All eleven arrestees were picked up right after Russian President Dmitry Medvedev’s departure for Moscow. The U.S. Department of State denounced the assumption that the arrests had been a political gesture. Asked to explain the timing which had been definitely awkward from the standpoint of the American-Russian relations, a spokesman for the Department of State said, “It is the Department of Justice that made the decision. They have been at it for a decade. They decided that the time was ripe.” The spokesman admitted that he did not know whether or not consultations with the U.S. Department of State had been carried out regarding the moment to make arrests. Neither did he know whether Obama’s Administration contemplated making some Russian official in Washington or New York a persona non grata.
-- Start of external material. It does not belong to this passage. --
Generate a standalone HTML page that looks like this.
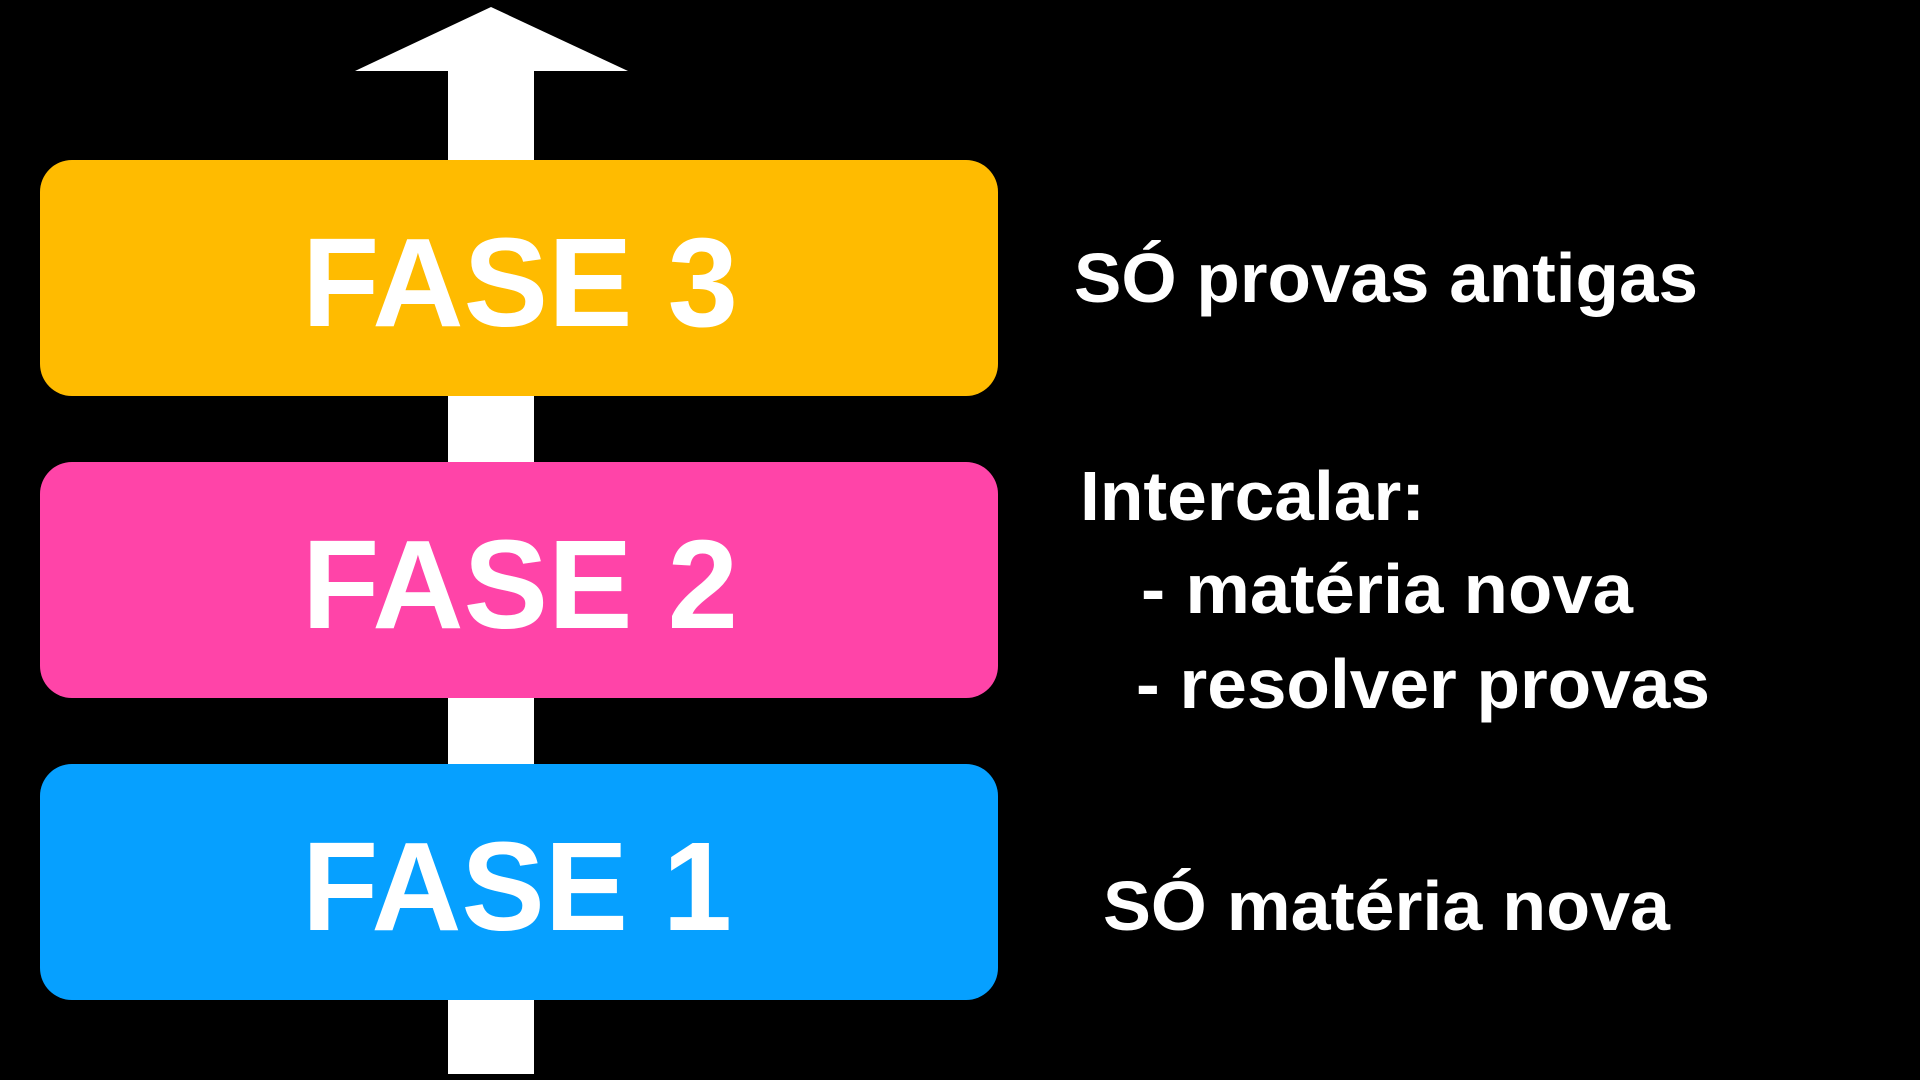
<!DOCTYPE html>
<html><head><meta charset="utf-8"><style>
html,body{margin:0;padding:0;background:#000;width:1920px;height:1080px;overflow:hidden}
svg{display:block}
text{font-family:"Liberation Sans",Arial,sans-serif;font-weight:bold;fill:#fff}
</style></head><body>
<svg width="1920" height="1080" viewBox="0 0 1920 1080">
<rect width="1920" height="1080" fill="#000"/>
<rect x="448" y="70" width="86" height="1004" fill="#fff"/>
<polygon points="491,7 628,71 355,71" fill="#fff"/>
<rect x="40" y="160" width="958" height="236" rx="32" fill="#FFBB00"/>
<rect x="40" y="462" width="958" height="236" rx="32" fill="#FF44A8"/>
<rect x="40" y="764" width="958" height="236" rx="32" fill="#06A0FF"/>
<text x="302" y="326" font-size="126" textLength="436" lengthAdjust="spacingAndGlyphs">FASE 3</text>
<text x="302" y="628" font-size="126" textLength="436" lengthAdjust="spacingAndGlyphs">FASE 2</text>
<text x="302" y="930" font-size="126" textLength="430" lengthAdjust="spacingAndGlyphs">FASE 1</text>
<text x="1074" y="302" font-size="70" textLength="624" lengthAdjust="spacingAndGlyphs">SÓ provas antigas</text>
<text x="1080" y="520" font-size="70" textLength="345" lengthAdjust="spacingAndGlyphs">Intercalar:</text>
<text x="1141" y="613" font-size="70" textLength="492" lengthAdjust="spacingAndGlyphs">- matéria nova</text>
<text x="1136" y="708" font-size="70" textLength="574" lengthAdjust="spacingAndGlyphs">- resolver provas</text>
<text x="1103" y="930" font-size="70" textLength="567" lengthAdjust="spacingAndGlyphs">SÓ matéria nova</text>
</svg>
</body></html>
Sources within the Department of Justice meanwhile explained that the decision to make arrests was made when it became known that one of the suspects was about to leave the United States. His or her name was not revealed but American media outlets prompted by FBI sources identified her as Anne Chapman, 28. Chapman was reputedly exposed by a government agent who met with her in a Manhattan cafe, introduced himself as a Russian Embassy functionary by name of Roman, and asked Anne to take a forged passport for a “colleague”. Chapman agreed to do this favor and thus gave herself away.